This is the first post of a new column I am calling Sustainability and Bullshit. Bullshit (BS) is my term for statements, texts, propositions, on sustainability or ESG in a broad sense that cannot be tested for truth by the reader with a reasonable or rational effort. This definition of BS is based on that of Princeton sociologist Harry G. Frankfurt.
I will present examples in this column that – it is important to me! – could be BS. I am not saying that they are. But they already have the flavor of BS if, as in many cases, they defy scrutiny because one encounters contrary and contradictory statements on the web with every further step in one’s research, or because the place and timing of publication (e.g., near or in promotional contexts) suggests that something is not quite right with the statement or text. Excluded from this are counterintuitive statements that contradict the beliefs of David Volksmund and yet are true.

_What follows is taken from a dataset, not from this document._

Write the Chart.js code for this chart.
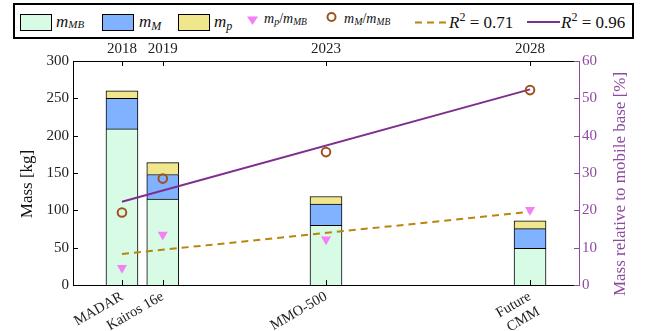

My daughter brought me a magazine from the organic supermarket cornershop, an Austrian product called Biorama, which comes across differently from the advertising brochures one usually sees (more on this below). On P. 33pp is an article*, which already due to its presentation e.g. the first side with nothing but a slogan, which looks like advertising: “Packagings from plastic harm the climate. Glass or paper are better for the environment.” Smaller font: “Do you think so? If you haven’t been taken in by a fairy tale …”. Then on the next page, the statement: “The fact is: most packaging made of plastic has less impact on the climate than the alternatives made of glass or metal.” In the style of an informative article, a few statistical figures are listed, but without sources. Among other things, it says that packaging accounts for only one percent of our climate footprint, there’s a “Did you know that …” section, and also the note “Support recycling. Dispose of plastic packaging properly.”

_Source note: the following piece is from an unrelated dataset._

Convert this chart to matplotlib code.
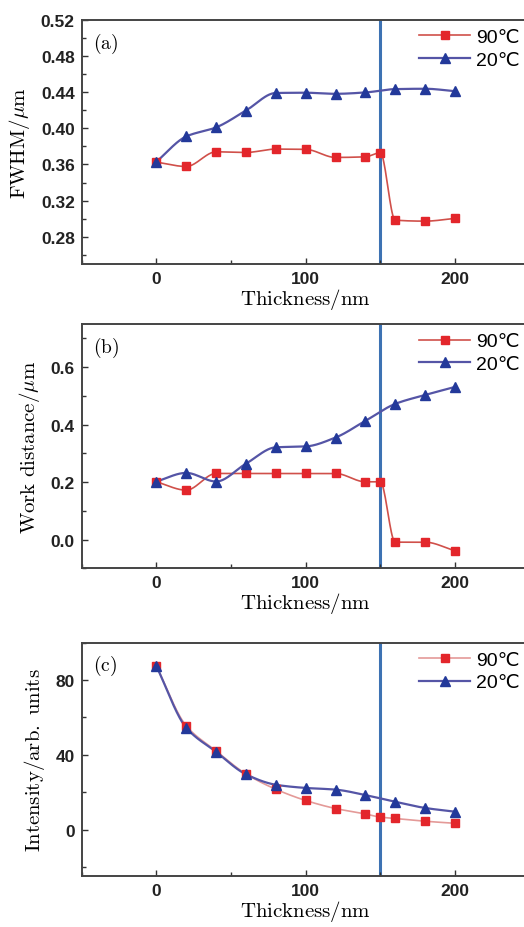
import matplotlib
matplotlib.use('Agg')
import matplotlib.pyplot as plt
from matplotlib.ticker import MultipleLocator
import numpy as np

plt.rcParams['mathtext.fontset'] = 'cm'

# Film thickness (nm); the 90 C runs have an extra point at 150 nm
thick_90 = [0, 20, 40, 60, 80, 100, 120, 140, 150, 160, 180, 200]
thick_20 = [0, 20, 40, 60, 80, 100, 120, 140, 160, 180, 200]

fwhm_90 = [0.3626, 0.3578, 0.374, 0.3733, 0.377, 0.3767, 0.3678, 0.3685, 0.373, 0.2985, 0.2974, 0.3004]
fwhm_20 = [0.363, 0.391, 0.401, 0.4196, 0.439, 0.4393, 0.4381, 0.4396, 0.4433, 0.4437, 0.441]

wd_90 = [0.201, 0.172, 0.230, 0.230, 0.230, 0.230, 0.230, 0.201, 0.201, -0.009, -0.009, -0.039]
wd_20 = [0.202, 0.232, 0.202, 0.264, 0.321, 0.324, 0.355, 0.413, 0.472, 0.503, 0.531]

int_90 = [87.4, 55.5, 42.1, 29.8, 21.6, 15.6, 11.3, 8.4, 6.7, 6.0, 4.5, 3.4]
int_20 = [87.4, 54.5, 41.6, 29.6, 24.0, 22.3, 21.4, 18.5, 14.9, 11.6, 9.6]

marker_line = 150
labels = ['90\u2103', '20\u2103']
sans = ['Liberation Sans', 'DejaVu Sans']


def pchip(x, y, xs):
    # monotone cubic Hermite curve through the measured points
    x = np.asarray(x, float)
    y = np.asarray(y, float)
    h = np.diff(x)
    d = np.diff(y) / h
    n = len(x)
    m = np.zeros(n)
    m[0], m[-1] = d[0], d[-1]
    for k in range(1, n - 1):
        if d[k - 1] * d[k] > 0:
            w1 = 2 * h[k] + h[k - 1]
            w2 = h[k] + 2 * h[k - 1]
            m[k] = (w1 + w2) / (w1 / d[k - 1] + w2 / d[k])
    idx = np.clip(np.searchsorted(x, xs) - 1, 0, n - 2)
    t = (xs - x[idx]) / h[idx]
    h00 = 2 * t**3 - 3 * t**2 + 1
    h10 = t**3 - 2 * t**2 + t
    h01 = -2 * t**3 + 3 * t**2
    h11 = t**3 - t**2
    return h00 * y[idx] + h10 * h[idx] * m[idx] + h01 * y[idx + 1] + h11 * h[idx] * m[idx + 1]


fig = plt.figure(figsize=(5.24, 9.28), dpi=100)
left, width = 0.156, 0.8546
panels = [
    ([left, 0.7144, width, 0.2633], fwhm_90, fwhm_20, (0.25, 0.52), 0.04, 0.02,
     r'$\mathrm{FWHM/\mu m}$', '(a)', '%.2f', '#d0504a'),
    ([left, 0.3865, width, 0.2633], wd_90, wd_20, (-0.1, 0.75), 0.2, 0.1,
     r'$\mathrm{Work\ distance/\mu m}$', '(b)', '%.1f', '#d0504a'),
    ([left, 0.0545, width, 0.2520], int_90, int_20, (-25, 100), 40, 20,
     r'$\mathrm{Intensity/arb.\ units}$', '(c)', '%d', '#e49a98'),
]

for rect, y90, y20, ylim, major, minor, ylab, tag, fmt, red_line in panels:
    ax = fig.add_axes(rect)
    xs90 = np.linspace(thick_90[0], thick_90[-1], 400)
    xs20 = np.linspace(thick_20[0], thick_20[-1], 400)
    ax.plot(xs90, pchip(thick_90, y90, xs90), color=red_line, lw=1.2, zorder=2)
    ax.plot(xs20, pchip(thick_20, y20, xs20), color='#5555a6', lw=1.6, zorder=2)
    ax.plot(thick_90, y90, ls='none', marker='s', ms=6, color='#e3262b', zorder=3)
    ax.plot(thick_20, y20, ls='none', marker='^', ms=7, color='#23399a', zorder=3)
    ax.axvline(marker_line, color='#3d72b3', lw=2.2, zorder=1)

    # legend proxies: line with the marker in the middle
    h1, = ax.plot([], [], color=red_line, lw=1.2, marker='s', ms=6,
                  mfc='#e3262b', mec='#e3262b')
    h2, = ax.plot([], [], color='#5555a6', lw=1.6, marker='^', ms=7,
                  mfc='#23399a', mec='#23399a')
    ax.legend([h1, h2], labels, loc='upper right', bbox_to_anchor=(0.997, 1.0),
              frameon=False, handlelength=2.6, handletextpad=0.3,
              borderaxespad=0.0, borderpad=0.45, labelspacing=0.25,
              prop={'family': sans, 'size': 14})

    ax.text(0.025, 0.955, r'$\mathrm{' + tag + '}$', transform=ax.transAxes,
            ha='left', va='top', fontsize=14)

    ax.set_xlim(-50, 250)
    ax.set_ylim(*ylim)
    ax.xaxis.set_major_locator(MultipleLocator(100))
    ax.xaxis.set_minor_locator(MultipleLocator(50))
    ax.yaxis.set_major_locator(MultipleLocator(major))
    ax.yaxis.set_minor_locator(MultipleLocator(minor))
    ax.yaxis.set_major_formatter(plt.FormatStrFormatter(fmt))
    ax.tick_params(which='both', direction='in', color='#333333', width=1.0)
    ax.tick_params(which='major', length=4, pad=5, labelsize=12.5, labelcolor='#222222')
    ax.tick_params(which='minor', length=3)
    for lab in ax.get_xticklabels() + ax.get_yticklabels():
        lab.set_fontfamily(sans)
        lab.set_fontweight('bold')
    for sp in ax.spines.values():
        sp.set_color('#444444')
        sp.set_linewidth(1.4)

    ax.set_xlabel(r'$\mathrm{Thickness/nm}$', fontsize=15, labelpad=0)
    ax.set_ylabel(ylab, fontsize=15, labelpad=6)

fig.savefig('out.png', dpi=100, facecolor='white')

Who is the author of the article? Is it an article from the magazine Biorama, or is it an advertising contribution in disguise from the plastics industry? If the latter were the case, then the article would have to be marked as advertising, which is not the case. On the other hand, in a magazine with well-researched, in most cases non-promotional articles, it is noticeable that this article was either poorly researched because it does not contain any sources, or it is not an editorial article at all.
It doesn’t matter to me whether plastic packaging really has a smaller footprint than glass or metal packaging. That may be so. What bothers me is that the article is not clearly identifiable as a promotional piece from the plastics industry, i.e., presumably bullshit, or an editorial piece.
Consumer education is a key element in enforcing sustainability. Precisely because many issues are complex, and in many cases, there can also be no clear decision in favor of one or the other behavior or process, it is important that the places where consumers are informed are kept free of greenwashing or camouflage motives of conventional industries. Therefore, if the post is targeted “information” from the plastic packaging industry, Biorama, if only in its own interest, should take care to label the post as an advertising post. If it is not an advertisement from the plastic packaging industry, then the article is poorly researched and does not belong in a magazine that deliberately puts sustainable life style on the cover page.
*Unfortunately, the article is not available in English. As greenwashing is a global universal, the article as such is of less relevance than what it (presumably) stands for: bullshitting consumers.